Rich, Matt is spot on concerning how to drive a Line from your laptop into any amplified speaker system. That not only goes for Studio Monitors, but for PA and other amplification systems as well.

Most laptops, we use the Earphone Jack as the output to drive an analog Line Input on amplified speaker system of any kind. That is perfectly sound as the Earphone output can indeed electrically drive a consumer level Line Input properly - but only if the line is driven about as hard as the earphone amplifier circuit can drive the impedance of a Line input.

In layman's terms, always make sure that the Software Sound Device's Mixer applet for Playback has the Master Fader turned ALL THE WAY UP when driving an exterior line level amplifier, also make sure that the sub-faders for the playback of the media you are playing back are also turned up, at least 75% of their full travel or better.

This is because DRIVING the line is always a better situation than tryhing to "suck" the signal out of the line from the other end by turning up the amplifier gain, which is a recipe for bad audio due to the higher Signal-to-Noise ratio that such attempts must bring into the thing, as well as the fact that much of the amplitude of the signal isn't going to be there in the first place, which can and does result in a "thin" sound due to mismanagement of the Gain-Staging.
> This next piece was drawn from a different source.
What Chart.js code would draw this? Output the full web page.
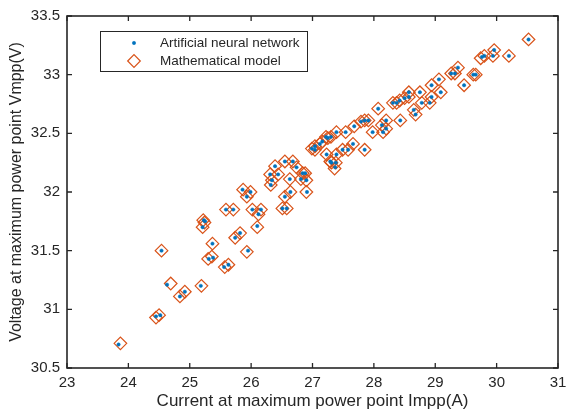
<!DOCTYPE html>
<html>
<head>
<meta charset="utf-8">
<script src="https://cdn.jsdelivr.net/npm/chart.js@4/dist/chart.umd.min.js"></script>
<style>
html,body{margin:0;padding:0;background:#fff;}
#wrap{position:relative;width:567px;height:412px;}
</style>
</head>
<body>
<div id="wrap"><canvas id="c" width="567" height="412"></canvas></div>
<script>
// Mathematical model (diamonds)
const mathI = [23.87,24.45,24.50,24.54,24.69,24.84,24.92,25.19,25.22,25.24,25.21,25.30,25.36,25.37,25.57,25.63,25.59,25.71,25.74,25.82,25.87,25.93,25.99,25.93,26.02,26.16,26.12,26.10,26.31,26.44,26.32,26.34,26.39,26.55,26.68,26.74,26.63,26.55,26.64,26.51,26.58,26.88,26.81,26.90,26.90,26.99,27.04,27.04,27.12,27.16,27.25,27.22,27.30,27.39,27.54,27.68,27.79,27.85,27.91,28.07,27.23,27.29,27.39,27.36,27.31,27.38,27.49,27.58,27.66,27.85,27.98,28.13,28.15,28.20,28.20,28.31,28.37,28.43,28.42,28.50,28.57,28.57,28.65,28.68,28.75,28.78,28.91,28.94,28.94,29.09,29.06,29.26,29.32,29.37,29.47,29.62,29.66,29.74,29.80,29.94,29.96,30.20,30.52,26.84];
const mathV = [30.71,30.93,30.95,31.50,31.22,31.11,31.15,31.20,31.76,31.74,31.70,31.43,31.45,31.56,31.36,31.38,31.85,31.85,31.61,31.65,32.02,31.96,32.00,31.49,31.85,31.85,31.81,31.70,32.15,32.15,32.06,32.10,32.22,32.26,32.26,32.21,32.11,31.96,32.00,31.86,31.86,32.16,32.11,32.10,32.00,32.37,32.36,32.39,32.41,32.43,32.46,32.47,32.47,32.51,32.51,32.56,32.60,32.61,32.61,32.71,32.32,32.26,32.32,32.20,32.25,32.25,32.36,32.36,32.41,32.36,32.51,32.57,32.51,32.54,32.61,32.76,32.76,32.61,32.78,32.80,32.81,32.85,32.70,32.66,32.85,32.76,32.76,32.81,32.91,32.85,32.96,33.01,33.01,33.06,32.91,33.00,33.00,33.14,33.16,33.16,33.21,33.16,33.30,32.16];
// Artificial neural network (dots)
const annI = [23.84,24.45,24.52,24.54,24.63,24.84,24.92,25.18,25.23,25.25,25.21,25.31,25.38,25.37,25.56,25.63,25.59,25.71,25.74,25.82,25.86,25.93,25.99,25.95,26.02,26.16,26.12,26.10,26.31,26.44,26.32,26.34,26.39,26.55,26.68,26.74,26.63,26.55,26.64,26.51,26.58,26.88,26.81,26.90,26.91,26.99,27.04,27.04,27.12,27.16,27.25,27.22,27.30,27.39,27.54,27.68,27.79,27.85,27.91,28.07,27.23,27.29,27.39,27.37,27.31,27.38,27.49,27.58,27.66,27.85,27.98,28.13,28.15,28.20,28.20,28.31,28.37,28.43,28.42,28.50,28.57,28.57,28.65,28.68,28.75,28.78,28.91,28.94,28.94,29.09,29.06,29.26,29.32,29.37,29.47,29.62,29.66,29.76,29.80,29.94,29.96,30.20,30.52,26.84];
const annV = [30.70,30.94,30.95,31.50,31.21,31.11,31.15,31.20,31.76,31.75,31.70,31.43,31.44,31.56,31.36,31.38,31.85,31.85,31.61,31.65,32.02,31.96,32.00,31.50,31.85,31.85,31.81,31.71,32.15,32.15,32.06,32.10,32.22,32.26,32.26,32.21,32.11,31.96,32.00,31.86,31.86,32.16,32.11,32.10,32.00,32.37,32.36,32.39,32.41,32.43,32.46,32.47,32.47,32.51,32.51,32.56,32.60,32.61,32.61,32.71,32.32,32.26,32.32,32.21,32.25,32.25,32.36,32.36,32.41,32.36,32.51,32.57,32.51,32.54,32.61,32.76,32.76,32.61,32.78,32.80,32.81,32.85,32.70,32.66,32.85,32.76,32.76,32.81,32.91,32.85,32.96,33.01,33.01,33.06,32.91,33.00,33.00,33.15,33.16,33.16,33.21,33.16,33.30,32.16];
const xTicks = [23,24,25,26,27,28,29,30,31];
const yTicks = [30.5,31,31.5,32,32.5,33,33.5];
const labelANN = 'Artificial neural network';
const labelMath = 'Mathematical model';
const xTitle = 'Current at maximum power point Impp(A)';
const yTitle = 'Voltage at maximum power point Vmpp(V)';

const BLUE = '#0072BD', ORANGE = '#D95319', AX = '#262626';
const FONT = '"Liberation Sans", Arial, Helvetica, sans-serif';

const annData = annI.map((x,i)=>({x, y: annV[i]}));
const mathData = mathI.map((x,i)=>({x, y: mathV[i]}));

const framePlugin = {
  id: 'frame',
  afterDatasetsDraw(chart) {
    const {ctx, chartArea: a, scales: {x, y}} = chart;
    ctx.save();
    ctx.strokeStyle = AX;
    ctx.lineWidth = 1.6;
    ctx.strokeRect(a.left, a.top, a.right - a.left, a.bottom - a.top);
    ctx.lineWidth = 1.3;
    const L = 5;
    ctx.beginPath();
    xTicks.forEach(v => {
      const px = x.getPixelForValue(v);
      ctx.moveTo(px, a.bottom); ctx.lineTo(px, a.bottom - L);
      ctx.moveTo(px, a.top); ctx.lineTo(px, a.top + L);
    });
    yTicks.forEach(v => {
      const py = y.getPixelForValue(v);
      ctx.moveTo(a.left, py); ctx.lineTo(a.left + L, py);
      ctx.moveTo(a.right, py); ctx.lineTo(a.right - L, py);
    });
    ctx.stroke();

    // legend
    const bx = 100, by = 31, bw = 207, bh = 40;
    ctx.fillStyle = '#fff';
    ctx.fillRect(bx, by, bw, bh);
    ctx.lineWidth = 1;
    ctx.strokeStyle = AX;
    ctx.strokeRect(bx + 0.5, by + 0.5, bw, bh);
    const ds = chart.data.datasets;
    const rows = [by + 12, by + 30];
    ds.forEach((d, i) => {
      const cy = rows[i];
      ctx.save();
      ctx.strokeStyle = d.borderColor;
      ctx.fillStyle = d.backgroundColor;
      ctx.lineWidth = d.borderWidth;
      Chart.helpers.drawPoint(ctx, {pointStyle: d.pointStyle, radius: d.pointRadius, borderWidth: d.borderWidth, rotation: 0}, 134, cy);
      ctx.restore();
      ctx.fillStyle = AX;
      ctx.font = '13.5px ' + FONT;
      ctx.textBaseline = 'middle';
      ctx.textAlign = 'left';
      ctx.fillText(d.label, 160, cy);
    });
    ctx.restore();
  }
};

new Chart(document.getElementById('c'), {
  type: 'scatter',
  data: {
    datasets: [
      { label: labelANN, data: annData, pointStyle: 'circle', pointRadius: 1.7, borderWidth: 0.5,
        borderColor: BLUE, backgroundColor: BLUE, pointHoverRadius: 1.7 },
      { label: labelMath, data: mathData, pointStyle: 'rectRot', pointRadius: 6.3, borderWidth: 1.2,
        borderColor: ORANGE, backgroundColor: 'rgba(0,0,0,0)', pointHoverRadius: 6.3 }
    ]
  },
  options: {
    responsive: false,
    animation: false,
    events: [],
    layout: { padding: { top: 16, right: 9, left: 0, bottom: 0 } },
    plugins: { legend: { display: false }, tooltip: { enabled: false } },
    scales: {
      x: {
        type: 'linear', min: 23, max: 31,
        afterFit(s) { s.height = 44; s.paddingLeft = 0; s.paddingRight = 0; },
        afterBuildTicks(s) { s.ticks = xTicks.map(v => ({value: v})); },
        grid: { display: false, drawTicks: false },
        border: { display: false },
        ticks: { color: AX, font: { family: FONT, size: 15 }, padding: 6, maxRotation: 0,
                 callback: v => String(v) },
        title: { display: true, text: xTitle, color: AX, font: { family: FONT, size: 17 },
                 padding: { top: 0, bottom: 0 } }
      },
      y: {
        type: 'linear', min: 30.5, max: 33.5,
        afterFit(s) { s.width = 67; s.paddingTop = 0; s.paddingBottom = 0; },
        afterBuildTicks(s) { s.ticks = yTicks.map(v => ({value: v})); },
        grid: { display: false, drawTicks: false },
        border: { display: false },
        ticks: { color: AX, font: { family: FONT, size: 15 }, padding: 7,
                 callback: v => String(v) },
        title: { display: true, text: yTitle, color: AX, font: { family: FONT, size: 16 },
                 padding: { top: 7, bottom: 0 } }
      }
    }
  },
  plugins: [framePlugin]
});
</script>
</body>
</html>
The modern laptop's built in sound is pretty darn good in the Playback department. This is due to the widespread consumer interest in the playback of music, video, etc. It is the Record side of these soundcards that are nut up to the same kind of specs and if you are recording analog input sources such as Mic, that would be the time to look into an aftermarket sound device designed for the home or semi-pro recordist. Playback should sound pretty much equal to the playback on your big DAW computer if the laptop is set properly as described.